▶ The data:

#####

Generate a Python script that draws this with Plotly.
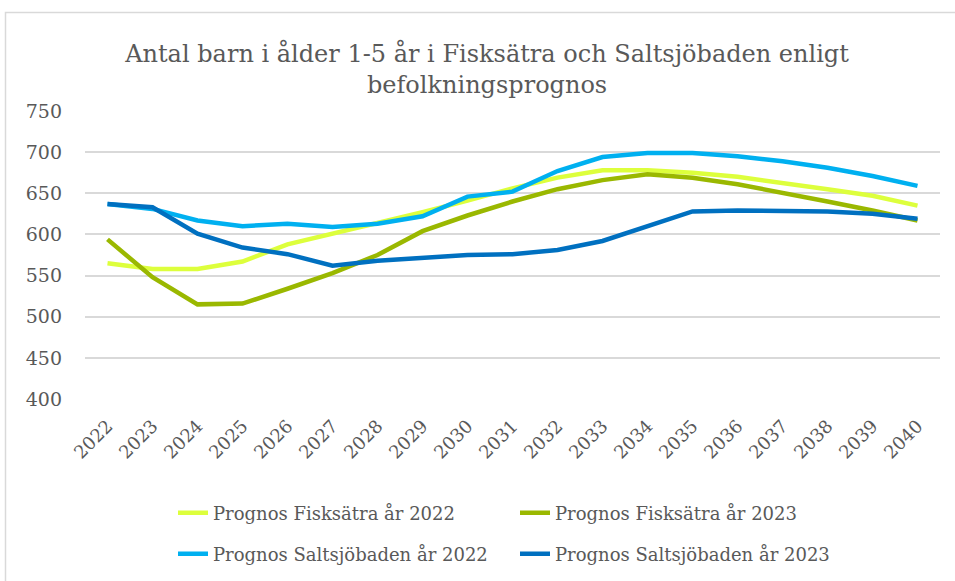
import plotly.graph_objects as go

years = [str(y) for y in range(2022, 2041)]

fisksatra_2022 = [565, 558, 558, 567, 588, 601, 613, 627, 641, 656, 669, 678, 678, 675, 670, 663, 655, 647, 635]
fisksatra_2023 = [594, 548, 515, 516, 534, 553, 575, 604, 623, 640, 655, 666, 673, 669, 661, 651, 640, 629, 617]
saltsjobaden_2022 = [637, 631, 617, 610, 613, 609, 613, 622, 646, 652, 677, 694, 699, 699, 695, 689, 681, 671, 659]
saltsjobaden_2023 = [637, 633, 601, 584, 576, 562, 568, 572, 575, 576, 581, 592, 610, 628, 629, 629, 628, 625, 619]

names = [
    "Prognos Fisksätra år 2022",
    "Prognos Fisksätra år 2023",
    "Prognos Saltsjöbaden år 2022",
    "Prognos Saltsjöbaden år 2023",
]
colors = ["#DDFF3C", "#9AB800", "#00B0F0", "#0070C0"]
series = [fisksatra_2022, fisksatra_2023, saltsjobaden_2022, saltsjobaden_2023]
legends = ["legend", "legend", "legend2", "legend2"]

y_ticks = [400, 450, 500, 550, 600, 650, 700, 750]

FONT = "DejaVu Serif, serif"
GRAY = "#595959"

fig = go.Figure()
for name, col, vals, lg in zip(names, colors, series, legends):
    fig.add_trace(go.Scatter(
        x=years, y=vals, mode="lines", name=name,
        line=dict(color=col, width=4.5),
        legend=lg,
    ))

W, H = 955, 581
L, R, T, B = 85, 15, 111, 182
pw, ph = W - L - R, H - T - B

def px_x(p):
    return (p - L) / pw

def px_y(p):
    return (H - B - p) / ph

legend_common = dict(
    orientation="h",
    font=dict(family=FONT, size=18, color=GRAY),
    bgcolor="rgba(0,0,0,0)",
    entrywidth=297,
    entrywidthmode="pixels",
    xanchor="left",
    yanchor="middle",
    itemwidth=30,
)

fig.update_layout(
    width=W, height=H,
    margin=dict(l=L, r=R, t=T, b=B, autoexpand=False),
    paper_bgcolor="white",
    plot_bgcolor="white",
    title=dict(
        text="Antal barn i ålder 1-5 år i Fisksätra och Saltsjöbaden enligt<br>befolkningsprognos",
        font=dict(family=FONT, size=24, color=GRAY),
        x=0.51, xanchor="center",
        y=1 - 62 / H, yanchor="top", yref="container",
    ),
    xaxis=dict(
        type="category",
        categoryorder="array",
        categoryarray=years,
        range=[-0.5, len(years) - 0.5],
        showgrid=False,
        showline=False,
        ticks="",
        tickangle=-45,
        tickfont=dict(family=FONT, size=18, color=GRAY),
        ticklabelstandoff=12,
        automargin=False,
    ),
    yaxis=dict(
        range=[400, 750],
        tickvals=y_ticks,
        showgrid=True,
        gridcolor="#D9D9D9",
        gridwidth=1.5,
        zeroline=False,
        showline=False,
        ticks="",
        tickfont=dict(family=FONT, size=19, color=GRAY),
        ticklabelstandoff=22,
        automargin=False,
    ),
    legend=dict(x=px_x(173), y=px_y(513), **legend_common),
    legend2=dict(x=px_x(173), y=px_y(554), **legend_common),
    shapes=[dict(
        type="rect", xref="paper", yref="paper",
        x0=px_x(5.5), x1=px_x(970), y0=px_y(600), y1=px_y(12.5),
        line=dict(color="#D9D9D9", width=1.5),
        fillcolor="rgba(0,0,0,0)", layer="below",
    )],
)

fig.write_html(
    "out.html",
    config={"displayModeBar": False},
    post_script="document.body.style.margin='0';",
)
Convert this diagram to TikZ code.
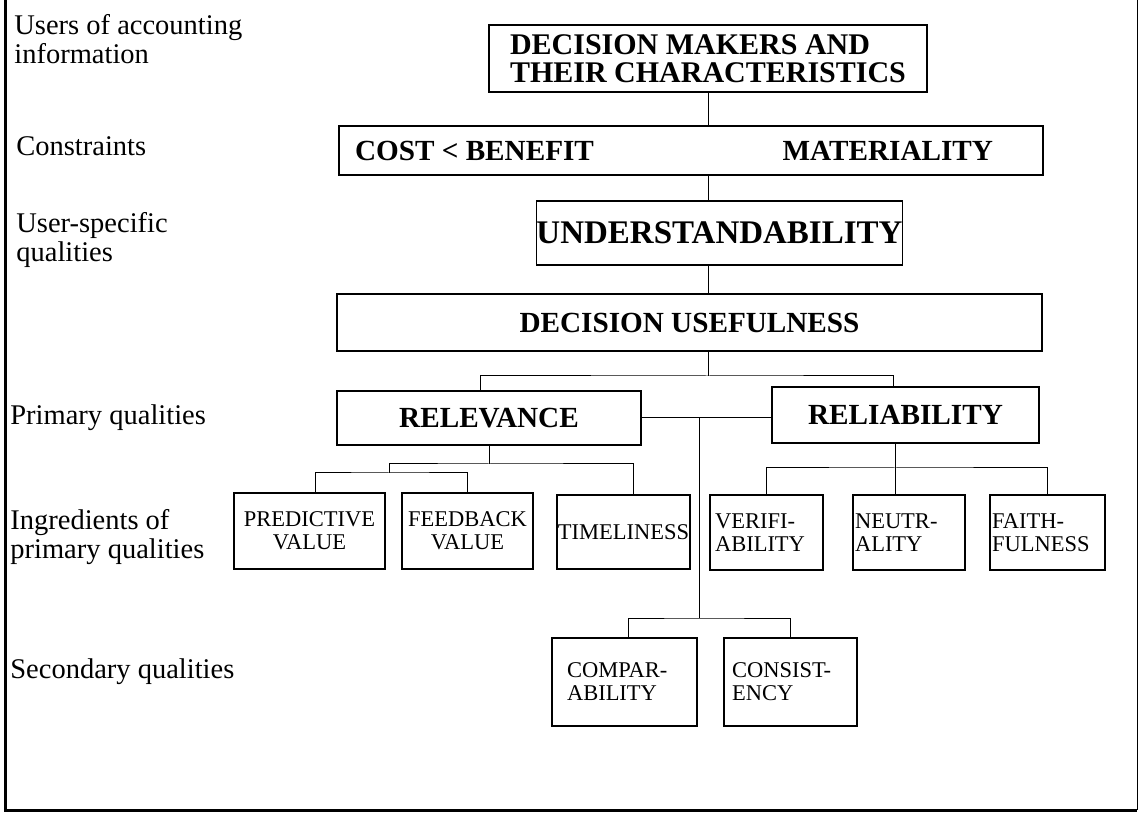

#####

▶ Task to complete:
Reproduce the whole listing exactly, but not the images in it.

▶ Written response:
Generate a Python script that draws this with Plotly.
import plotly.graph_objects as go

years = [str(y) for y in range(2022, 2041)]

fisksatra_2022 = [565, 558, 558, 567, 588, 601, 613, 627, 641, 656, 669, 678, 678, 675, 670, 663, 655, 647, 635]
fisksatra_2023 = [594, 548, 515, 516, 534, 553, 575, 604, 623, 640, 655, 666, 673, 669, 661, 651, 640, 629, 617]
saltsjobaden_2022 = [637, 631, 617, 610, 613, 609, 613, 622, 646, 652, 677, 694, 699, 699, 695, 689, 681, 671, 659]
saltsjobaden_2023 = [637, 633, 601, 584, 576, 562, 568, 572, 575, 576, 581, 592, 610, 628, 629, 629, 628, 625, 619]

names = [
    "Prognos Fisksätra år 2022",
    "Prognos Fisksätra år 2023",
    "Prognos Saltsjöbaden år 2022",
    "Prognos Saltsjöbaden år 2023",
]
colors = ["#DDFF3C", "#9AB800", "#00B0F0", "#0070C0"]
series = [fisksatra_2022, fisksatra_2023, saltsjobaden_2022, saltsjobaden_2023]
legends = ["legend", "legend", "legend2", "legend2"]

y_ticks = [400, 450, 500, 550, 600, 650, 700, 750]

FONT = "DejaVu Serif, serif"
GRAY = "#595959"

fig = go.Figure()
for name, col, vals, lg in zip(names, colors, series, legends):
    fig.add_trace(go.Scatter(
        x=years, y=vals, mode="lines", name=name,
        line=dict(color=col, width=4.5),
        legend=lg,
    ))

W, H = 955, 581
L, R, T, B = 85, 15, 111, 182
pw, ph = W - L - R, H - T - B

def px_x(p):
    return (p - L) / pw

def px_y(p):
    return (H - B - p) / ph

legend_common = dict(
    orientation="h",
    font=dict(family=FONT, size=18, color=GRAY),
    bgcolor="rgba(0,0,0,0)",
    entrywidth=297,
    entrywidthmode="pixels",
    xanchor="left",
    yanchor="middle",
    itemwidth=30,
)

fig.update_layout(
    width=W, height=H,
    margin=dict(l=L, r=R, t=T, b=B, autoexpand=False),
    paper_bgcolor="white",
    plot_bgcolor="white",
    title=dict(
        text="Antal barn i ålder 1-5 år i Fisksätra och Saltsjöbaden enligt<br>befolkningsprognos",
        font=dict(family=FONT, size=24, color=GRAY),
        x=0.51, xanchor="center",
        y=1 - 62 / H, yanchor="top", yref="container",
    ),
    xaxis=dict(
        type="category",
        categoryorder="array",
        categoryarray=years,
        range=[-0.5, len(years) - 0.5],
        showgrid=False,
        showline=False,
        ticks="",
        tickangle=-45,
        tickfont=dict(family=FONT, size=18, color=GRAY),
        ticklabelstandoff=12,
        automargin=False,
    ),
    yaxis=dict(
        range=[400, 750],
        tickvals=y_ticks,
        showgrid=True,
        gridcolor="#D9D9D9",
        gridwidth=1.5,
        zeroline=False,
        showline=False,
        ticks="",
        tickfont=dict(family=FONT, size=19, color=GRAY),
        ticklabelstandoff=22,
        automargin=False,
    ),
    legend=dict(x=px_x(173), y=px_y(513), **legend_common),
    legend2=dict(x=px_x(173), y=px_y(554), **legend_common),
    shapes=[dict(
        type="rect", xref="paper", yref="paper",
        x0=px_x(5.5), x1=px_x(970), y0=px_y(600), y1=px_y(12.5),
        line=dict(color="#D9D9D9", width=1.5),
        fillcolor="rgba(0,0,0,0)", layer="below",
    )],
)

fig.write_html(
    "out.html",
    config={"displayModeBar": False},
    post_script="document.body.style.margin='0';",
)
Convert this diagram to TikZ code.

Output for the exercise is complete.